Coherence optimisation and its limitations for deformation monitoring in agricultural regions

Differential interferometry techniques are well known for their ability to provide cm to mm scale deformation measurements. However, in natural and agricultural areas, the presence of vegetation and the evolution of the land surface introduce a phase noise component which limits successful interferometric measurement. In underground mining environments, operational monitoring of surface deformation will be limited due to these temporal decorrelation effects. This paper aims to address the known limitations of traditional dInSAR in the presence of disturbances to reflected signals due to agricultural activities by testing the polInSAR technique for its ability to increase interferometric coherence and to detect surface movement in the areas of interest. Both fully polarimetric RADARSAT-2 and ALOS PALSAR data were subject to coherence optimisation using the Multiple Scattering Mechanism approach. For C-band RADARSAT-2 data, coherence optimisation resulted in a statistically significant increase in interferometric coherence.

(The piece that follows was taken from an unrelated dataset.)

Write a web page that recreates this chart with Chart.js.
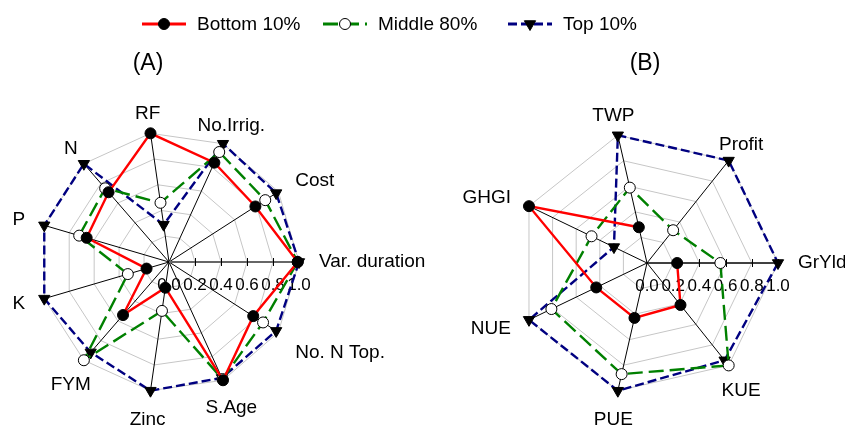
<!DOCTYPE html>
<html lang="en">
<head>
<meta charset="utf-8">
<title>Radar</title>
<script src="https://cdn.jsdelivr.net/npm/chart.js@4.4.1/dist/chart.umd.min.js"></script>
<style>
  html, body { margin: 0; padding: 0; background: #fff; }
  #lienzo { position: relative; width: 845px; height: 429px; }
  #lienzo canvas { position: absolute; left: 0; top: 0; }
</style>
</head>
<body>
<div id="lienzo">
  <canvas id="radarA" width="845" height="429"></canvas>
  <canvas id="radarB" width="845" height="429"></canvas>
</div>
<script>
// Ejes en sentido horario empezando por la derecha
const etiquetasA = ["Var. duration", "No. N Top.", "S.Age", "Zinc", "FYM", "K", "P", "N", "RF", "No.Irrig.", "Cost"];
const bottomA = [0.99, 0.77, 1.0, 0.20, 0.54, 0.18, 0.66, 0.71, 1.0, 0.84, 0.79];
const middleA = [0.99, 0.86, 0.99, 0.38, 1.0, 0.33, 0.72, 0.75, 0.46, 0.93, 0.88];
const topA    = [1.0, 0.98, 0.98, 1.0, 0.92, 1.0, 1.0, 1.0, 0.29, 1.0, 0.98];

const etiquetasB = ["GrYld", "KUE", "PUE", "NUE", "GHGI", "TWP", "Profit"];
const bottomB = [0.23, 0.41, 0.43, 0.43, 1.0, 0.28, null]; // sin valor de Profit
const middleB = [0.56, 1.0, 0.87, 0.81, 0.47, 0.59, 0.32];
const topB    = [1.0, 0.95, 1.0, 1.0, 0.28, 1.0, 1.0];

const ticksEje = [0, 0.2, 0.4, 0.6, 0.8, 1.0]; // marcas del eje de valores
const nombresSeries = ["Bottom 10%", "Middle 80%", "Top 10%"];

const fuente = "'Liberation Sans', Arial, sans-serif";

// Dibuja el eje con sus valores, las etiquetas de cada eje, el título y la leyenda
const rotulosRadar = {
    id: 'rotulosRadar',
    beforeDatasetsDraw(chart, args, opts) {
        const esc = chart.scales.r;
        const ctx = chart.ctx;
        const x0 = esc.xCenter, y0 = esc.yCenter;
        const fin = esc.getPointPositionForValue(0, esc.max);
        ctx.save();
        ctx.strokeStyle = opts.colorEje;
        ctx.lineWidth = opts.anchoEje;
        ctx.beginPath();
        ctx.moveTo(x0, y0);
        ctx.lineTo(fin.x, fin.y);
        ctx.stroke();

        ctx.strokeStyle = '#000';
        ctx.lineWidth = 1;
        ctx.fillStyle = '#000';
        ctx.font = "17px " + fuente;
        ctx.textAlign = 'center';
        ctx.textBaseline = 'middle';
        for (const v of ticksEje) {
            const p = esc.getPointPositionForValue(0, v);
            if (v > 0) {
                ctx.beginPath();
                ctx.moveTo(Math.round(p.x) + 0.5, p.y - 4);
                ctx.lineTo(Math.round(p.x) + 0.5, p.y + 4);
                ctx.stroke();
            }
            ctx.fillText(v.toFixed(1), p.x, p.y + 23);
        }
        ctx.restore();
    },
    afterDraw(chart, args, opts) {
        const esc = chart.scales.r;
        const ctx = chart.ctx;
        ctx.save();
        ctx.fillStyle = '#000';

        // Nombres de los ejes
        ctx.font = "19px " + fuente;
        chart.data.labels.forEach((txt, i) => {
            const ang = esc.getIndexAngle(i) - Math.PI / 2;
            const c = Math.cos(ang), s = Math.sin(ang);
            const p = esc.getPointPosition(i, esc.drawingArea + 20);
            if (Math.abs(c) > 0.8) {
                ctx.textAlign = c > 0 ? 'left' : 'right';
            } else {
                ctx.textAlign = 'center';
            }
            ctx.textBaseline = s > 0.5 ? 'top' : 'middle';
            ctx.fillText(txt, p.x, p.y);
        });

        // Título del panel
        ctx.font = "23px " + fuente;
        ctx.textAlign = 'center';
        ctx.textBaseline = 'middle';
        ctx.fillText(opts.titulo, opts.tituloX, 64);

        // Leyenda común (solo en el primer panel)
        if (opts.leyenda) {
            ctx.font = "19px " + fuente;
            ctx.textAlign = 'left';
            chart.data.datasets.forEach((ds, i) => {
                const x = opts.leyendaX[i], y = 24;
                ctx.strokeStyle = ds.borderColor;
                ctx.lineWidth = ds.borderWidth + 0.5;
                ctx.setLineDash(ds.borderDash || []);
                ctx.beginPath();
                ctx.moveTo(x, y);
                ctx.lineTo(x + 44, y);
                ctx.stroke();
                ctx.setLineDash([]);
                ctx.fillStyle = ds.pointBackgroundColor;
                ctx.strokeStyle = ds.pointBorderColor;
                ctx.lineWidth = ds.pointBorderWidth;
                Chart.helpers.drawPoint(ctx, {
                    pointStyle: ds.pointStyle,
                    rotation: ds.pointRotation || 0,
                    radius: ds.pointRadius,
                    borderWidth: ds.pointBorderWidth
                }, x + 22, y);
                ctx.fillStyle = '#000';
                ctx.fillText(ds.label, x + 55, y + 1);
            });
        }
        ctx.restore();
    }
};

function crearRadar(id, etiquetas, bottom, middle, top, extra) {
    return new Chart(document.getElementById(id), {
        type: 'radar',
        data: {
            labels: etiquetas,
            datasets: [{
                label: nombresSeries[0],
                data: bottom,
                borderColor: '#ff0000',
                borderWidth: 2.4,
                fill: false,
                pointStyle: 'circle',
                pointRadius: 5.5,
                pointBackgroundColor: '#000',
                pointBorderColor: '#000',
                pointBorderWidth: 1
            }, {
                label: nombresSeries[1],
                data: middle,
                borderColor: '#008000',
                borderWidth: 2.4,
                borderDash: [15, 6],
                fill: false,
                pointStyle: 'circle',
                pointRadius: 5.5,
                pointBackgroundColor: '#fff',
                pointBorderColor: '#000',
                pointBorderWidth: 1
            }, {
                label: nombresSeries[2],
                data: top,
                borderColor: '#000080',
                borderWidth: 2.4,
                borderDash: [9, 4],
                fill: false,
                pointStyle: 'triangle',
                pointRotation: 180,
                pointRadius: 6.5,
                pointBackgroundColor: '#000',
                pointBorderColor: '#000',
                pointBorderWidth: 1
            }]
        },
        options: {
            responsive: false,
            animation: false,
            events: [],
            spanGaps: false,
            layout: { padding: extra.padding },
            plugins: {
                legend: { display: false },
                tooltip: { enabled: false },
                rotulosRadar: extra.rotulos
            },
            scales: {
                r: {
                    min: 0,
                    max: 1,
                    startAngle: 90, // primer eje a la derecha
                    ticks: { stepSize: 0.2, display: false },
                    grid: { color: '#c6c6c6', lineWidth: 1 },
                    angleLines: { color: '#000', lineWidth: 1 },
                    pointLabels: { display: false }
                }
            }
        },
        plugins: [rotulosRadar]
    });
}

crearRadar('radarA', etiquetasA, bottomA, middleA, topA, {
    padding: { left: 39, top: 132, right: 546, bottom: 37 },
    rotulos: { titulo: "(A)", tituloX: 148, colorEje: '#666', anchoEje: 2, leyenda: true, leyendaX: [142, 323, 508] }
});

crearRadar('radarB', etiquetasB, bottomB, middleB, topB, {
    padding: { left: 516, top: 132, right: 67, bottom: 35 },
    rotulos: { titulo: "(B)", tituloX: 645, colorEje: '#000', anchoEje: 1, leyenda: false }
});
</script>
</body>
</html>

However, the spatial heterogeneity of the scattering process and how it changes over time caused random phase changes associated with temporal baseline effects and the evolution of the land surface. These effects could not be removed from C-band interferograms using the polInSAR approaches. Therefore, coherence optimization resulted in an increase in the random speckle in interferograms reducing the ability to derive high confidence interferometric measurements. On the other hand, coherence optimization on L-band data demonstrated an increase in the spatial homogeneity of the speckle noise indicating that coherence optimization on L-band data may be more successful in enhancing the ability to extract deformation measurements in dynamic agricultural regions.